Islamic State: A campaigning president assured us that al-Qaida was in retreat and its Syrian spin-off was just “JV.” Now the Pentagon admits that this al-Qaida spawn is worse. The U.S. never had to allow this situation.
To get an idea of why this White House has placed America in what Senate Armed Services Committee ranking Republican James Inhofe of Oklahoma calls “the most dangerous position we’ve ever been in as a nation,” we turn to one of Obama’s biggest mainstream media devotees.
In “The Promise,” the fawning book about Obama’s first year in office by ex-Newsweek columnist Jonathan Alter, we read of a May 2009 meeting with the presidents of Pakistan and Afghanistan on how to “Disrupt, dismantle and defeat al-Qaida.”
Alter writes, “Nothing much concrete was accomplished … . The session was kicked off not by a military officer or a diplomat but by the secretary of agriculture, Tom Vilsack,” who discussed “water rights, slowing soil erosion, and planting new seeds. . .. It was one example of the administration’s new thinking.”
You just can’t make this stuff up. No wonder the president in January was calling Islamic State “a JV team” lacking “the capacity and reach of a bin Laden.”
That nonsense is fully exposed now, as Obama’s own military advisers use public pressure to shake him out of his self-absorbed Martha’s Vineyard complacency.

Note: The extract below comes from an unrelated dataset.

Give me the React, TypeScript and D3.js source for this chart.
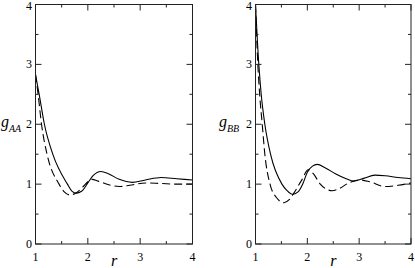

Gen. Martin Dempsey, chairman of the Joint Chiefs of Staff, warns that IS “has an apocalyptic, end-of-days strategic vision” and “will eventually have to be defeated,” necessitating “a coalition in the region.”
Obama’s own Defense Secretary, Chuck Hagel, invoking the 9/11 attacks, warns that “ISIL is as sophisticated and well-funded as any group that we have seen,” and we should take a “cold, steely hard look.”
Even the New York Times, on its front page Friday, admitted that Obama has “not publicly articulated a detailed strategy to stop the group.”
Marine Gen. John Allen, a top commander in Afghanistan now with the liberal Brookings Institution, in a Defense One article this month seemed to speak directly to Obama when noting the U.S. is “the only nation on the planet capable of exerting the kind of strategic leadership, influence and strike capacity to deal with IS.”
“It’s worth remembering the Taliban provided the perfect platform from which al-Qaida attacked the U.S.,” Allen wrote, and they were “cavemen in comparison to IS.”
Allen cautions that a broad alliance of Kurds, Sunnis and Free Syrian resistance groups will be needed to beat IS. Only the U.S. can orchestrate it.
Obama knew of the threat of this al-Qaida mutation last year but downplayed it. “I was elected to end wars, not start them,” he said.
It simply may not be possible for such a nonleader to assemble and lead a regional coalition in war.